Again, I steeled myself. As I turned around to head back from my first hill repeat, I looked for the dog. I didn’t see him, but then, I wasn’t paying close attention as to where it was the first time. On the way back out though, I looked more closely. Sadly, there was his little body just past the four-way stop. I guess I missed it being on the other side of the road. I remembered that I had some surgical gloves in my repair kit. I stopped just beyond him, donned a glove, and walked slowly towards the grass where he lay.
He was a cute little guy, about thirty-to-forty pounds with markings like a German shepherd. He had floppy ears and looked well cared for. I turned the collar on his neck and my heart sank even further as I saw the brass ID tag. It still had a drop of fresh blood on it. If only I’d been a few minutes sooner. Perhaps I could have done something for him.
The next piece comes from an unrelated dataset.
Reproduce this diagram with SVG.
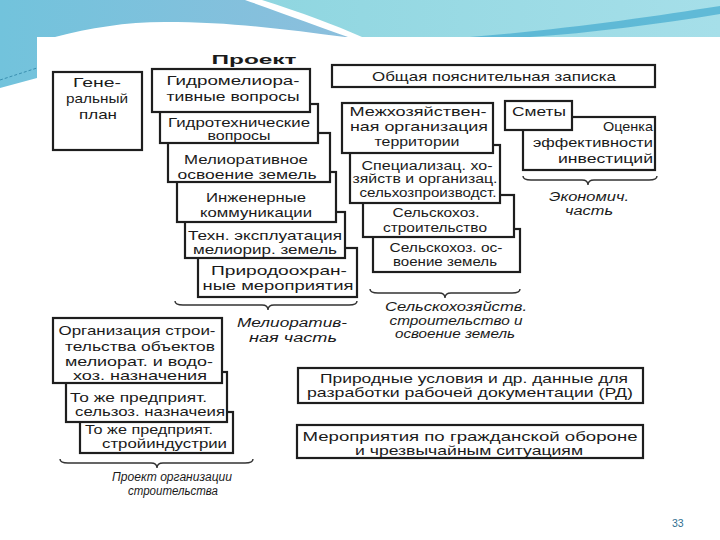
<svg xmlns="http://www.w3.org/2000/svg" width="720" height="540" viewBox="0 0 720 540">
<defs>
<linearGradient id="gL" x1="0" y1="0" x2="1" y2="0"><stop offset="0" stop-color="#72c3dc"/><stop offset="1" stop-color="#8cbfdd"/></linearGradient>
<linearGradient id="gR" x1="0" y1="0" x2="1" y2="0"><stop offset="0" stop-color="#8fd6e0"/><stop offset="1" stop-color="#a6dfe9"/></linearGradient>
<style>
.bx{fill:#fff;stroke:#1e1e1e;stroke-width:2.2}
.t{font-family:"Liberation Sans",Arial,sans-serif;font-size:13.5px;fill:#1a1a1a}
.s{font-size:12.5px}
.c{text-anchor:middle}
.r{text-anchor:end}
.i{font-style:italic;font-size:12.5px}
.br{fill:none;stroke:#333;stroke-width:1.4}
</style>
</defs>
<rect width="720" height="540" fill="#fff"/>
<g id="background">
<path d="M0,0 H245 C285,14 320,27 348,37 H37 V78 L0,88 Z" fill="url(#gL)"/>
<path d="M262,0 H720 V37 H362 C335,25 300,12 262,0 Z" fill="url(#gR)"/>
<path d="M470,37 C560,30 650,17 720,6 V14 C660,24 590,33 530,37 Z" fill="#4fb0d2" opacity="0.8"/>
<path d="M55,37 C90,28 125,22 165,22 C235,22 290,30 345,37 Z" fill="#fff"/>
<path d="M0,80 L37,68" stroke="#3a8fb0" stroke-width="1" stroke-dasharray="3,2"/>
</g>
<text class="t c" x="254" y="64" font-weight="bold" font-size="19" textLength="85" lengthAdjust="spacingAndGlyphs">Проект</text>

<g id="genplan">
<rect class="bx" x="53" y="72" width="89" height="78"/>
<text class="t c" x="97" y="87" textLength="48" lengthAdjust="spacingAndGlyphs">Гене-</text>
<text class="t c" x="97" y="103" textLength="62" lengthAdjust="spacingAndGlyphs">ральный</text>
<text class="t c" x="98" y="119" textLength="38" lengthAdjust="spacingAndGlyphs">план</text>
</g>

<g id="b6">
<rect class="bx" x="198" y="248" width="159" height="49"/>
<text class="t c" x="279" y="275" textLength="136" lengthAdjust="spacingAndGlyphs">Природоохран-</text>
<text class="t c" x="278" y="290" textLength="151" lengthAdjust="spacingAndGlyphs">ные мероприятия</text>
</g>
<g id="b5">
<rect class="bx" x="185" y="212" width="160" height="46"/>
<text class="t c" x="265" y="240" textLength="154" lengthAdjust="spacingAndGlyphs">Техн. эксплуатация</text>
<text class="t c" x="265" y="254" textLength="144" lengthAdjust="spacingAndGlyphs">мелиорир. земель</text>
</g>
<g id="b4">
<rect class="bx" x="177" y="172" width="159" height="50"/>
<text class="t c" x="256" y="202" textLength="100" lengthAdjust="spacingAndGlyphs">Инженерные</text>
<text class="t c" x="256" y="217" textLength="112" lengthAdjust="spacingAndGlyphs">коммуникации</text>
</g>
<g id="b3">
<rect class="bx" x="168" y="133" width="162" height="49"/>
<text class="t c" x="246" y="164" textLength="124" lengthAdjust="spacingAndGlyphs">Мелиоративное</text>
<text class="t c" x="247" y="179" textLength="139" lengthAdjust="spacingAndGlyphs">освоение земель</text>
</g>
<g id="b2">
<rect class="bx" x="160" y="104" width="158" height="39"/>
<text class="t s c" x="239" y="127" textLength="142" lengthAdjust="spacingAndGlyphs">Гидротехнические</text>
<text class="t s c" x="239" y="140" textLength="63" lengthAdjust="spacingAndGlyphs">вопросы</text>
</g>
<g id="b1">
<rect class="bx" x="152" y="69" width="158" height="43"/>
<text class="t c" x="233" y="85" textLength="133" lengthAdjust="spacingAndGlyphs">Гидромелиора-</text>
<text class="t c" x="233" y="101" textLength="133" lengthAdjust="spacingAndGlyphs">тивные вопросы</text>
</g>

<g id="zapiska">
<rect class="bx" x="332" y="65" width="323" height="22"/>
<text class="t c" x="494" y="81" textLength="244" lengthAdjust="spacingAndGlyphs">Общая пояснительная записка</text>
</g>

<g id="m4">
<rect class="bx" x="373" y="229" width="147" height="43"/>
<text class="t c" x="446" y="252" textLength="113" lengthAdjust="spacingAndGlyphs">Сельскохоз. ос-</text>
<text class="t c" x="445" y="266" textLength="104" lengthAdjust="spacingAndGlyphs">воение земель</text>
</g>
<g id="m3">
<rect class="bx" x="363" y="195" width="151" height="42"/>
<text class="t c" x="436" y="217" textLength="87" lengthAdjust="spacingAndGlyphs">Сельскохоз.</text>
<text class="t c" x="435" y="232" textLength="104" lengthAdjust="spacingAndGlyphs">строительство</text>
</g>
<g id="m2">
<rect class="bx" x="350" y="145" width="150" height="58"/>
<text class="t s c" x="427" y="170" textLength="131" lengthAdjust="spacingAndGlyphs">Специализац. хо-</text>
<text class="t s c" x="425" y="183" textLength="145" lengthAdjust="spacingAndGlyphs">зяйств и организац.</text>
<text class="t s c" x="428" y="197" textLength="137" lengthAdjust="spacingAndGlyphs">сельхозпроизводст.</text>
</g>
<g id="m1">
<rect class="bx" x="342" y="103" width="151" height="50"/>
<text class="t c" x="418" y="116" textLength="137" lengthAdjust="spacingAndGlyphs">Межхозяйствен-</text>
<text class="t c" x="419" y="131" textLength="138" lengthAdjust="spacingAndGlyphs">ная организация</text>
<text class="t c" x="417" y="146" textLength="85" lengthAdjust="spacingAndGlyphs">территории</text>
</g>

<g id="ocenka">
<rect class="bx" x="523" y="117" width="132" height="53"/>
<text class="t r" x="653" y="131" textLength="50" lengthAdjust="spacingAndGlyphs">Оценка</text>
<text class="t r" x="653" y="147" textLength="120" lengthAdjust="spacingAndGlyphs">эффективности</text>
<text class="t r" x="653" y="163" textLength="95" lengthAdjust="spacingAndGlyphs">инвестиций</text>
</g>
<g id="smety">
<rect class="bx" x="505" y="101" width="67" height="29"/>
<text class="t c" x="539" y="116" textLength="54" lengthAdjust="spacingAndGlyphs">Сметы</text>
</g>

<g id="l3">
<rect class="bx" x="80" y="412" width="153" height="41"/>
<text class="t" x="85" y="434" textLength="128" lengthAdjust="spacingAndGlyphs">То же предприят.</text>
<text class="t" x="102" y="448" textLength="125" lengthAdjust="spacingAndGlyphs">стройиндустрии</text>
</g>
<g id="l2">
<rect class="bx" x="66" y="372" width="161" height="50"/>
<text class="t" x="70" y="402" textLength="137" lengthAdjust="spacingAndGlyphs">То же предприят.</text>
<text class="t" x="75" y="416" textLength="150" lengthAdjust="spacingAndGlyphs">сельзоз. назначеия</text>
</g>
<g id="l1">
<rect class="bx" x="53" y="318" width="169" height="65"/>
<text class="t c" x="137" y="335" textLength="157" lengthAdjust="spacingAndGlyphs">Организация строи-</text>
<text class="t c" x="140" y="351" textLength="150" lengthAdjust="spacingAndGlyphs">тельства объектов</text>
<text class="t c" x="139" y="366" textLength="148" lengthAdjust="spacingAndGlyphs">мелиорат. и водо-</text>
<text class="t c" x="140" y="380" textLength="134" lengthAdjust="spacingAndGlyphs">хоз. назначения</text>
</g>

<g id="usloviya">
<rect class="bx" x="298" y="368" width="345" height="35"/>
<text class="t c" x="474" y="383" textLength="308" lengthAdjust="spacingAndGlyphs">Природные условия и др. данные для</text>
<text class="t c" x="470" y="397" textLength="326" lengthAdjust="spacingAndGlyphs">разработки рабочей документации  (РД)</text>
</g>
<g id="go">
<rect class="bx" x="297" y="425" width="346" height="33"/>
<text class="t c" x="470" y="441" textLength="335" lengthAdjust="spacingAndGlyphs">Мероприятия по гражданской обороне</text>
<text class="t c" x="469" y="455" textLength="228" lengthAdjust="spacingAndGlyphs">и чрезвычайным ситуациям</text>
</g>

<g id="connectors">
<path class="br" d="M175,301 Q175,305 183,305 H262 Q268,305 268,310 Q268,305 274,305 H349 Q357,305 357,301"/>
<path class="br" d="M370,289 Q370,293 378,293 H439 Q445,293 445,298 Q445,293 451,293 H512 Q520,293 520,289"/>
<path class="br" d="M523,176 Q523,180 531,180 H582 Q588,180 588,185 Q588,180 594,180 H649 Q657,180 657,176"/>
<path class="br" d="M60,459 Q60,463 68,463 H151 Q157,463 157,468 Q157,463 163,463 H245 Q253,463 253,459"/>
</g>

<g id="labels">
<text class="t c i" x="292" y="327" font-size="14.5" textLength="110" lengthAdjust="spacingAndGlyphs">Мелиоратив-</text>
<text class="t c i" x="293" y="342" font-size="14.5" textLength="88" lengthAdjust="spacingAndGlyphs">ная часть</text>
<text class="t c i" x="456" y="311" textLength="142" lengthAdjust="spacingAndGlyphs">Сельскохозяйств.</text>
<text class="t c i" x="456" y="325" textLength="133" lengthAdjust="spacingAndGlyphs">строительство и</text>
<text class="t c i" x="455" y="338" textLength="120" lengthAdjust="spacingAndGlyphs">освоение земель</text>
<text class="t c i" x="589" y="201" font-size="12" textLength="80" lengthAdjust="spacingAndGlyphs">Экономич.</text>
<text class="t c i" x="589" y="215" font-size="12" textLength="48" lengthAdjust="spacingAndGlyphs">часть</text>
<text class="t c i" x="172" y="481" textLength="120" lengthAdjust="spacingAndGlyphs">Проект организации</text>
<text class="t c i" x="173" y="495" textLength="90" lengthAdjust="spacingAndGlyphs">строительства</text>
</g>
<text x="672" y="527" font-family="Liberation Sans, Arial, sans-serif" font-size="10.5" fill="#2f6f8f">33</text>
</svg>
There was one thing that I still could do. I called his owner and left a message. I hated to leave that message, but I had to let his owner know. I would have wanted someone to do the same if it had been Sneakers or any of my furry babies.
I continued on my ride, slower than before and with a heavy heart, thinking about animal lovers versus the non-animal lovers. I saved that stupid rat’s life; I would have felt horrible if I’d let it die knowing that I could have saved it. Some motorist hit a dog that was obviously someone’s pet and left it to die. Joe tried to rationalize it for me – maybe the person didn’t know they’d hit the dog, maybe they didn’t have time to react, etc. It was the middle of a sunny morning and the sun was in the other direction. I’m sorry, but I just can’t wrap my head around that.
No one likes to go out of his or her own comfort zone, but to truly grow as a person, I think we need to from time to time. Life is about choices and about change. We’ve got to roll with the punches, regardless of what life throws at us. I know by doing so, it helps me be a better mom, a better person, and a better athlete. I guess I just wish more people felt the same way.